DATA SEGMENT →

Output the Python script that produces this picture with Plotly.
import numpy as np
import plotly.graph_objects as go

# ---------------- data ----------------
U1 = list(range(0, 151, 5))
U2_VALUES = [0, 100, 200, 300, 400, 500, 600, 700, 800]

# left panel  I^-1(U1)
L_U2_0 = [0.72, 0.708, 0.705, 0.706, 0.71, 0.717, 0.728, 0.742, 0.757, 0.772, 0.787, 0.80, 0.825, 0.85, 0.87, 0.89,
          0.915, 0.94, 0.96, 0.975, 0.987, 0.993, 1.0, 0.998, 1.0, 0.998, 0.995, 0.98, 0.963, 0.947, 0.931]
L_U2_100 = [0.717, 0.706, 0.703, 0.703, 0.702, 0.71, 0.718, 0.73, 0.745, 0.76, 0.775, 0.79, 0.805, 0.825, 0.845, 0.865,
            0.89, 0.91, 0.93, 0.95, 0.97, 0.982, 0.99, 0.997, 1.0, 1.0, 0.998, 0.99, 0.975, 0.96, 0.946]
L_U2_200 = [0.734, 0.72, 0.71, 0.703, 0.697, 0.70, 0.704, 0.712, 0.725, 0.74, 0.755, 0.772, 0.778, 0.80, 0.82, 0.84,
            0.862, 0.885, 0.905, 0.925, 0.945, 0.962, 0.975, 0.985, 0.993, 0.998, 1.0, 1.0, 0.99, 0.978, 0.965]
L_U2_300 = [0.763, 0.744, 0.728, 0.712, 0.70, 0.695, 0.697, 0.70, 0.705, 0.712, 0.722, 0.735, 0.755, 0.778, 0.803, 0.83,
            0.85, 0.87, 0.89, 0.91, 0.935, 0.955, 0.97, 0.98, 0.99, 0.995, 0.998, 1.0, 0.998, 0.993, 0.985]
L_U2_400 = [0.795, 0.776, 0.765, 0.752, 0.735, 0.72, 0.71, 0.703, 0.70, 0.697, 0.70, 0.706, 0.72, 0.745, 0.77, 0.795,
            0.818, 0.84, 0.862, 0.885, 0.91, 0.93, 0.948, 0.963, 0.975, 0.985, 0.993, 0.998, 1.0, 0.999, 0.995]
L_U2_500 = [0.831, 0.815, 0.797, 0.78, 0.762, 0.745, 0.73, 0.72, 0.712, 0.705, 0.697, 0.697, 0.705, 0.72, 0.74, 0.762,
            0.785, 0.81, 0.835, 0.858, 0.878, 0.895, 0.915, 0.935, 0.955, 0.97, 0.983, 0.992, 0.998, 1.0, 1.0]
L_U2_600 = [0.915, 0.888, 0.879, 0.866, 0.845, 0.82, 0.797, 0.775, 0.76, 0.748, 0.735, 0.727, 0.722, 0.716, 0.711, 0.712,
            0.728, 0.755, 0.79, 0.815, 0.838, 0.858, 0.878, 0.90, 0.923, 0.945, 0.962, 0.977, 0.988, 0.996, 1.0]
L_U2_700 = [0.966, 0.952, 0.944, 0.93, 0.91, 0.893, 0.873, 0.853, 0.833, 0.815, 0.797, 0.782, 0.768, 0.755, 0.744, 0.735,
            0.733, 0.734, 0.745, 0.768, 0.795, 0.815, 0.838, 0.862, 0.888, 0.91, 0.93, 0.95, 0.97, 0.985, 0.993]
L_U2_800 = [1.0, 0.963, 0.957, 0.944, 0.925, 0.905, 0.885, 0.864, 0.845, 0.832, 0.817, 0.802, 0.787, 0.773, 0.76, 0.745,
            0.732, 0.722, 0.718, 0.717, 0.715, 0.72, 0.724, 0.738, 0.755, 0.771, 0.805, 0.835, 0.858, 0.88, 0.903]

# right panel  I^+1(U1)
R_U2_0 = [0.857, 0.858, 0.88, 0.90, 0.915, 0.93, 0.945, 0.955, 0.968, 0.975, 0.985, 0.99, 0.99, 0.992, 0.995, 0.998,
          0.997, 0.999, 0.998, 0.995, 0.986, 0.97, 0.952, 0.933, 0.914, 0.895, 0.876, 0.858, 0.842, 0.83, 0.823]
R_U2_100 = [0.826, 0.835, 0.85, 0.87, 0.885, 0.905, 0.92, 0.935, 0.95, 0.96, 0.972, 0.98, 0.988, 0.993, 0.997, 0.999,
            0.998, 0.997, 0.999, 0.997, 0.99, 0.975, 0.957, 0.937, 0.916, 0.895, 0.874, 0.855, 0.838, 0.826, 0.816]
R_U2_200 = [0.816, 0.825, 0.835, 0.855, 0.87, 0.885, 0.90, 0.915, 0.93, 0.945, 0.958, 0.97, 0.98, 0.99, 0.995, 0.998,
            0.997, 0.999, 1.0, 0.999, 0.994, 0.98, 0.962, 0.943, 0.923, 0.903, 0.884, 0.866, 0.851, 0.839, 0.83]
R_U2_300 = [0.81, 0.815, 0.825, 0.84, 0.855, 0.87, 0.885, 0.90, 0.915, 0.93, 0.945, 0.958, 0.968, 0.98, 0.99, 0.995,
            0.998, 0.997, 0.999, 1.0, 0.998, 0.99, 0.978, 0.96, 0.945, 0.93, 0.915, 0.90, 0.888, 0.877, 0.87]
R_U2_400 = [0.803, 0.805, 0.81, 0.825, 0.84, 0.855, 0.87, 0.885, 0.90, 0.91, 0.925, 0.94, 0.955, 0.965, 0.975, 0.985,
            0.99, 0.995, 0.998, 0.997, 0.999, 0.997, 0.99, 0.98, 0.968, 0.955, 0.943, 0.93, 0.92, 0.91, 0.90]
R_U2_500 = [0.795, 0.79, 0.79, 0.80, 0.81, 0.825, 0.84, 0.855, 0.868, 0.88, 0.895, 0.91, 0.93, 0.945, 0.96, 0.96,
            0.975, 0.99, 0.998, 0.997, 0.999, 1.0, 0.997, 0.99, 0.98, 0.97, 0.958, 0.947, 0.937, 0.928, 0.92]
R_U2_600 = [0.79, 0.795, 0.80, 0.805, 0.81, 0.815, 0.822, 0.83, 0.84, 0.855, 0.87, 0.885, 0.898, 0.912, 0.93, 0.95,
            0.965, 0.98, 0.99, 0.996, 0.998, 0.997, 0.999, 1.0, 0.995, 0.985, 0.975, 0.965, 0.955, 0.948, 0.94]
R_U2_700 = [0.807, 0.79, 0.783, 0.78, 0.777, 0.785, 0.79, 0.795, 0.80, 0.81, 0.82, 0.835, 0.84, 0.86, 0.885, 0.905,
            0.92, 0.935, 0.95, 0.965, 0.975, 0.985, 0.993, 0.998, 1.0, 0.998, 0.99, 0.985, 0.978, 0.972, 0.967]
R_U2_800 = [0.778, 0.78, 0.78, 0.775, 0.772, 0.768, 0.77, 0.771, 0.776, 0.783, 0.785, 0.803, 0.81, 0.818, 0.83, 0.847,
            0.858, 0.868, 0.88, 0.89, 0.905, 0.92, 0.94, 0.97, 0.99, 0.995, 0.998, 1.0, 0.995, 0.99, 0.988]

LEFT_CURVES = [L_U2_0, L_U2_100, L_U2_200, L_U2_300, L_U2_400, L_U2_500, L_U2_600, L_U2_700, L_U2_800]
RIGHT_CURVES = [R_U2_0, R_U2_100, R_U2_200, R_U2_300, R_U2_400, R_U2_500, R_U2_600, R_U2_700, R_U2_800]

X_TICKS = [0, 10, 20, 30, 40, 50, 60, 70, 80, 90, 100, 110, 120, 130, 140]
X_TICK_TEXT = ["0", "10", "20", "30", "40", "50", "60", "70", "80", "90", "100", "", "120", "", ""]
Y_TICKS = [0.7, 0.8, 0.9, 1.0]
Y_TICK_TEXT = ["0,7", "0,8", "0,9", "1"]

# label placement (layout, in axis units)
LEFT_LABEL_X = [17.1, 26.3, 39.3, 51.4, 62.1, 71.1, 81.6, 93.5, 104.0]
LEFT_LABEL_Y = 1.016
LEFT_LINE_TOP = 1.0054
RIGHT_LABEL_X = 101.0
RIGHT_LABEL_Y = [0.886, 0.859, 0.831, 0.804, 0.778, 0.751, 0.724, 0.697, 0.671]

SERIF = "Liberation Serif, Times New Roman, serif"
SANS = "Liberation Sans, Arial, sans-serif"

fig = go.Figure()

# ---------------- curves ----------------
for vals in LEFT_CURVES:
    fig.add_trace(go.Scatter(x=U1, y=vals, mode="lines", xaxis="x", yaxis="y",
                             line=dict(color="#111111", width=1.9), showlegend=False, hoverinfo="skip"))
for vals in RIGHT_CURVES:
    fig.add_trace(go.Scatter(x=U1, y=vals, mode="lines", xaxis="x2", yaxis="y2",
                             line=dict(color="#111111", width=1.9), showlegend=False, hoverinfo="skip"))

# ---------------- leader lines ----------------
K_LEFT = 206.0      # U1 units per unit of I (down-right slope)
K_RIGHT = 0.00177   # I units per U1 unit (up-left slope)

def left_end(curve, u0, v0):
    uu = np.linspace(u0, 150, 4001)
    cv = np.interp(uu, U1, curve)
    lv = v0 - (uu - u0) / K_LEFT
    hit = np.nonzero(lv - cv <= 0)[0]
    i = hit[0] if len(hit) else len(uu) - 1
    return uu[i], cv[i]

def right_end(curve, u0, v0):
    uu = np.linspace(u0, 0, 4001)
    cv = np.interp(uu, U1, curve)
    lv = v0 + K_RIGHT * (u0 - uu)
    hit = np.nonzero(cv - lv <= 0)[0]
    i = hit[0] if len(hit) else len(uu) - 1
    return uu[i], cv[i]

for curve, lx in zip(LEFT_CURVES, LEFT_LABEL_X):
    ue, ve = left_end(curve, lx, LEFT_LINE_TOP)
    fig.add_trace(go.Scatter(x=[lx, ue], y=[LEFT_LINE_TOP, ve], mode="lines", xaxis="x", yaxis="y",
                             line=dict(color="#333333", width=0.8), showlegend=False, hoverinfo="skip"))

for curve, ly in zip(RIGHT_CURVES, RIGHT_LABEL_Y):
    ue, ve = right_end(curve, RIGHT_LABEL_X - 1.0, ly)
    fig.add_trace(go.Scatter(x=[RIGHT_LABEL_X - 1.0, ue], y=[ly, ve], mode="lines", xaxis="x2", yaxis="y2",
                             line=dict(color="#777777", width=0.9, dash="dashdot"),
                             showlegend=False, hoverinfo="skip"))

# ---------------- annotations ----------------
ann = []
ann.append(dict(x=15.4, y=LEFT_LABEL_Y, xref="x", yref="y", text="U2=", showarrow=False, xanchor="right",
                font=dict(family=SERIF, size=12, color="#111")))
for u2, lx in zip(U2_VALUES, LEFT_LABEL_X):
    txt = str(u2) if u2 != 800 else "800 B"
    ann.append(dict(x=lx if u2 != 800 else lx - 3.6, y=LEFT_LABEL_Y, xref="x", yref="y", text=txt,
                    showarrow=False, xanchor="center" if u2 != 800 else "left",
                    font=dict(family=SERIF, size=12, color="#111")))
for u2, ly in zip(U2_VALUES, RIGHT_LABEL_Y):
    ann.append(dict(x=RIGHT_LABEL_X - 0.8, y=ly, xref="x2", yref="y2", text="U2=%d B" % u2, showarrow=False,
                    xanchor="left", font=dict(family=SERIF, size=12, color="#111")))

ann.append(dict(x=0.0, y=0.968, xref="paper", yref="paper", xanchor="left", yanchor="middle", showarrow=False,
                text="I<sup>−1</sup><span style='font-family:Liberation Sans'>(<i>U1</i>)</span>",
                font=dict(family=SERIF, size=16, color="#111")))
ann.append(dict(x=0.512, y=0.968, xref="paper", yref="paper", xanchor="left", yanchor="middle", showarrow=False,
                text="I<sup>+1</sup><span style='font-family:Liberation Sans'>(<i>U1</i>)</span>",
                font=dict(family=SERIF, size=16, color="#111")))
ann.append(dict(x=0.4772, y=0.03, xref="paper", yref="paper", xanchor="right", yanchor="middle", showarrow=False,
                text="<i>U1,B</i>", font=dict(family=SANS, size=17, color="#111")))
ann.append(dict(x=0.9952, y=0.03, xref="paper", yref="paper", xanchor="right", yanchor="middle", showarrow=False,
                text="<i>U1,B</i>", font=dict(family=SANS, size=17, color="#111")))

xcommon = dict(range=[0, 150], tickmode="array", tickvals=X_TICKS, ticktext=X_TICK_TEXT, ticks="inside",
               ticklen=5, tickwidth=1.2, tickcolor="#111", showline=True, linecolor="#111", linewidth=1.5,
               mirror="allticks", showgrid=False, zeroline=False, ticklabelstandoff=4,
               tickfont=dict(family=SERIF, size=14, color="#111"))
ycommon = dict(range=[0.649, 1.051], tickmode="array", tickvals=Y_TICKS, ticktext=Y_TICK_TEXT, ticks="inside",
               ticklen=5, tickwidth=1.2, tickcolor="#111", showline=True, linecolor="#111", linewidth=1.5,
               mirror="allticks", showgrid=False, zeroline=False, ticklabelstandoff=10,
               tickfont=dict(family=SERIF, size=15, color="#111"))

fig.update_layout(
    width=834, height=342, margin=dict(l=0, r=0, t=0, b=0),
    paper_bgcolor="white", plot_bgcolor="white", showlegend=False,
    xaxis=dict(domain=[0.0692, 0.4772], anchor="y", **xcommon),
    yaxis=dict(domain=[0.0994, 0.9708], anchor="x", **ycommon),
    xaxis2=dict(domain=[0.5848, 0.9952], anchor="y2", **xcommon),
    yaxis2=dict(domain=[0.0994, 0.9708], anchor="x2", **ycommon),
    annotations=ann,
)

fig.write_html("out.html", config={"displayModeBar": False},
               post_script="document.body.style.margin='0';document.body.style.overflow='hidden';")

REQUIREMENTS →
Print, unaltered, every line from the beginning of the material down to the line with "U2_VALUES = [0, 100, 200, 300, 400, 500, 600, 700, 800]".

SOLUTION TO THE PROBLEM →
Output the Python script that produces this picture with Plotly.
import numpy as np
import plotly.graph_objects as go

# ---------------- data ----------------
U1 = list(range(0, 151, 5))
U2_VALUES = [0, 100, 200, 300, 400, 500, 600, 700, 800]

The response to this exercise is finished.